## WHAT THE EXERCISE ASKS
Print exactly what lies from the line with "Emit a web page" down to the line with "height = H - margin.top - margin.bottom;", counting both of those lines, but not the pictures.
═══ DATASET EXCERPTS ═══
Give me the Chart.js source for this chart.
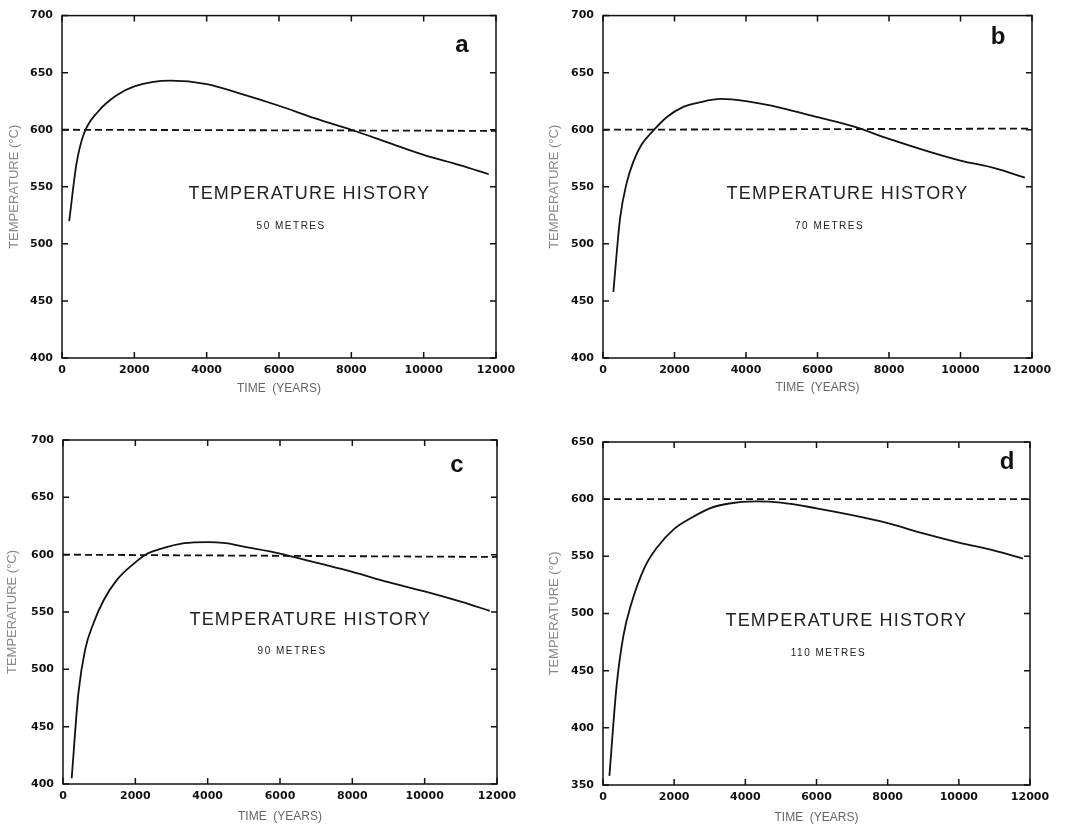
═══
═══ DATASET EXCERPTS ═══
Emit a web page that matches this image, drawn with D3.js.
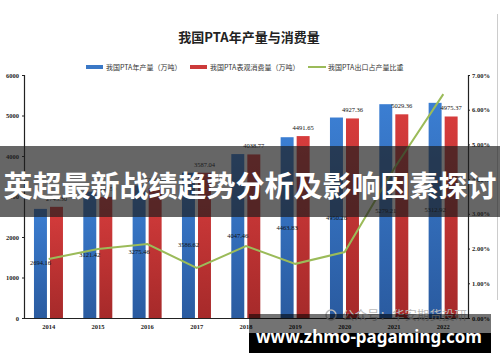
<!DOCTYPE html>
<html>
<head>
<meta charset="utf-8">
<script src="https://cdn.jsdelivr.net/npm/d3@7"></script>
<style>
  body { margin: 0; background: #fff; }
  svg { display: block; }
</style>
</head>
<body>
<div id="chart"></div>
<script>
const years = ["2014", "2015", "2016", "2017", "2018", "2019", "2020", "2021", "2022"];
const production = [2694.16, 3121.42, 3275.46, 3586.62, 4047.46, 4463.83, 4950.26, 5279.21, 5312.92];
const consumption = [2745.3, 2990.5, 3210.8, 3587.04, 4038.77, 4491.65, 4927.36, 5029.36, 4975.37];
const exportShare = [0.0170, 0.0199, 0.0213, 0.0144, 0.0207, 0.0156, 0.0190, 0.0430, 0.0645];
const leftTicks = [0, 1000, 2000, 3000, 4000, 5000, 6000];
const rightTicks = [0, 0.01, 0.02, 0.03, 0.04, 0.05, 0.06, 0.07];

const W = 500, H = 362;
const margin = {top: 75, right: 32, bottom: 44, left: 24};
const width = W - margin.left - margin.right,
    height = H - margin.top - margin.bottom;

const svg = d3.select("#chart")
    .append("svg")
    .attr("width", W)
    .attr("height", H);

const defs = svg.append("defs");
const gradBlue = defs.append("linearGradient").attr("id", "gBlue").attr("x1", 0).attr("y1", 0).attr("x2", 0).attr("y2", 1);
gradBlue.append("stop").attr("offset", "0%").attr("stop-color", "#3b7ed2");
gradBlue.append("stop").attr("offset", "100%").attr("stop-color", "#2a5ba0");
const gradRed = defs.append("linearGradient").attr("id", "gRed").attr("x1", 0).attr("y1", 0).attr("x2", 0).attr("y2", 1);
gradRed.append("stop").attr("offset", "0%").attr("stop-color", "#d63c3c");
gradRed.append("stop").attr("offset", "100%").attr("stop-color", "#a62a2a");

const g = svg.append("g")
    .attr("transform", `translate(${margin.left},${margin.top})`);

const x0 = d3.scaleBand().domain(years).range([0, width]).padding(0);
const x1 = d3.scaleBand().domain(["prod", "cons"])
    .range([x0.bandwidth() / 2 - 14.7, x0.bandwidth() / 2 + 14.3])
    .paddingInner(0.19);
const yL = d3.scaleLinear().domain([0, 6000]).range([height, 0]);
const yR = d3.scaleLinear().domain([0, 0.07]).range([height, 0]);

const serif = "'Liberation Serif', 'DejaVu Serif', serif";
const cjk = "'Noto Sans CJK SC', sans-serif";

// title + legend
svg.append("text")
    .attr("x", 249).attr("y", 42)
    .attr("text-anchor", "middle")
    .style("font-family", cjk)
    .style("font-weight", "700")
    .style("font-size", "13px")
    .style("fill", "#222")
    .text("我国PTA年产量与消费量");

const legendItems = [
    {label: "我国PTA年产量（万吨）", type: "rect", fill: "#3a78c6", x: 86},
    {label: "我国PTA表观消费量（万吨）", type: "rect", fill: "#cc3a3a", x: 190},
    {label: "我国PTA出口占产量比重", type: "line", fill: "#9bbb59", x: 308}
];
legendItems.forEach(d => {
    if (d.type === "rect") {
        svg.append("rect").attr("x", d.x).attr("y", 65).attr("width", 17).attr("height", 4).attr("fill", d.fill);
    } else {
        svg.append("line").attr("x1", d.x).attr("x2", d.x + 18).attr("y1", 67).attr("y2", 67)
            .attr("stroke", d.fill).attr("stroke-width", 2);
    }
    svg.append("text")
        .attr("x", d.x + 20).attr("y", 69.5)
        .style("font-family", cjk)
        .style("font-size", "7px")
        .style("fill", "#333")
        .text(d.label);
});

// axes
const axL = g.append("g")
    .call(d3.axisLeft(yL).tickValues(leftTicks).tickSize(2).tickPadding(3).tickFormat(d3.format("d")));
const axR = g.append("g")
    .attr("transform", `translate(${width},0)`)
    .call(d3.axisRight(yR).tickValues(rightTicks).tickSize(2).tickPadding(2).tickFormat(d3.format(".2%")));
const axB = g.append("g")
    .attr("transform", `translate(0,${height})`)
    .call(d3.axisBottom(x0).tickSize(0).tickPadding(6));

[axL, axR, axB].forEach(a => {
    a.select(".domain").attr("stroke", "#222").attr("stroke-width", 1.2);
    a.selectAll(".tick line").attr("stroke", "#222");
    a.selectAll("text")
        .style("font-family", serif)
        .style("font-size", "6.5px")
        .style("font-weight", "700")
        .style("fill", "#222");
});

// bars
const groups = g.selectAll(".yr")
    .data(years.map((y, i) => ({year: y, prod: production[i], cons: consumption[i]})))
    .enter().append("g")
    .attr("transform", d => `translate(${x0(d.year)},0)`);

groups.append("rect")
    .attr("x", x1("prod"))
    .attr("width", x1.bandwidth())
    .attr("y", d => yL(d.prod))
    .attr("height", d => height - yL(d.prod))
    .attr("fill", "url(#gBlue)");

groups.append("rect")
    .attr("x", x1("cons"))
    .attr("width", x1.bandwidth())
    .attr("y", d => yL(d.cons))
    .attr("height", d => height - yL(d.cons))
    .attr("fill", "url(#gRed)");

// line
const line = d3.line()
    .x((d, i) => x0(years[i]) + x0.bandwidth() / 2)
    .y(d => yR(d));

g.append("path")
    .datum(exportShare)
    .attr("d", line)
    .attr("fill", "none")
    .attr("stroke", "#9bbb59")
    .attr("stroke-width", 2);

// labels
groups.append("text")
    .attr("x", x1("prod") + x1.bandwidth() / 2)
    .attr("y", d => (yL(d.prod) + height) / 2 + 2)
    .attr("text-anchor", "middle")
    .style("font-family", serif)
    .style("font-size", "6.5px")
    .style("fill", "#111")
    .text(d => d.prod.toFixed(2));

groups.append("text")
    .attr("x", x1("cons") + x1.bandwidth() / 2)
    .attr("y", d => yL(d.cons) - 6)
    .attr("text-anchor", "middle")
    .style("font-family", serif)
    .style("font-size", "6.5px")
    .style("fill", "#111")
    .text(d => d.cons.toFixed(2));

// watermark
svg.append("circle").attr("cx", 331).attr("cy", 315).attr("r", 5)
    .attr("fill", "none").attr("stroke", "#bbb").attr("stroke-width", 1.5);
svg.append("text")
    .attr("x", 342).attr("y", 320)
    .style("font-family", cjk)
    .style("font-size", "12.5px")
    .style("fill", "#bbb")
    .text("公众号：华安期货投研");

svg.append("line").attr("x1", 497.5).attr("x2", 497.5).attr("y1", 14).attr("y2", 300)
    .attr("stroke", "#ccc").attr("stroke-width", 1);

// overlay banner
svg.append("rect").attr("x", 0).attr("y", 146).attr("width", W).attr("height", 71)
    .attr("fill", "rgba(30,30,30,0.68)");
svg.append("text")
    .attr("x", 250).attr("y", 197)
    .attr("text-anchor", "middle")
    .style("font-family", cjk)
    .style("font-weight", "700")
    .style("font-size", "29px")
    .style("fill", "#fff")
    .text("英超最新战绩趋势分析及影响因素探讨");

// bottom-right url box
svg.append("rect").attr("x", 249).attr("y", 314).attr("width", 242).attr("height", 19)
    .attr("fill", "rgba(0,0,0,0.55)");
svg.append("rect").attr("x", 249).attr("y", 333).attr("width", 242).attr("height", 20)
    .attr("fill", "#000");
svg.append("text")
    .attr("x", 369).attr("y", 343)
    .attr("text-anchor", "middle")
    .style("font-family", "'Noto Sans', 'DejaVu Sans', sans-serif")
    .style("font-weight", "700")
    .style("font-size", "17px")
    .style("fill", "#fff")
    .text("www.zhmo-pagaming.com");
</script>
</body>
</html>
═══
## TASK OUTPUT
Emit a web page that matches this image, drawn with D3.js.
<!DOCTYPE html>
<html>
<head>
<meta charset="utf-8">
<script src="https://cdn.jsdelivr.net/npm/d3@7"></script>
<style>
  body { margin: 0; background: #fff; }
  svg { display: block; }
</style>
</head>
<body>
<div id="chart"></div>
<script>
const years = ["2014", "2015", "2016", "2017", "2018", "2019", "2020", "2021", "2022"];
const production = [2694.16, 3121.42, 3275.46, 3586.62, 4047.46, 4463.83, 4950.26, 5279.21, 5312.92];
const consumption = [2745.3, 2990.5, 3210.8, 3587.04, 4038.77, 4491.65, 4927.36, 5029.36, 4975.37];
const exportShare = [0.0170, 0.0199, 0.0213, 0.0144, 0.0207, 0.0156, 0.0190, 0.0430, 0.0645];
const leftTicks = [0, 1000, 2000, 3000, 4000, 5000, 6000];
const rightTicks = [0, 0.01, 0.02, 0.03, 0.04, 0.05, 0.06, 0.07];

const W = 500, H = 362;
const margin = {top: 75, right: 32, bottom: 44, left: 24};
const width = W - margin.left - margin.right,
    height = H - margin.top - margin.bottom;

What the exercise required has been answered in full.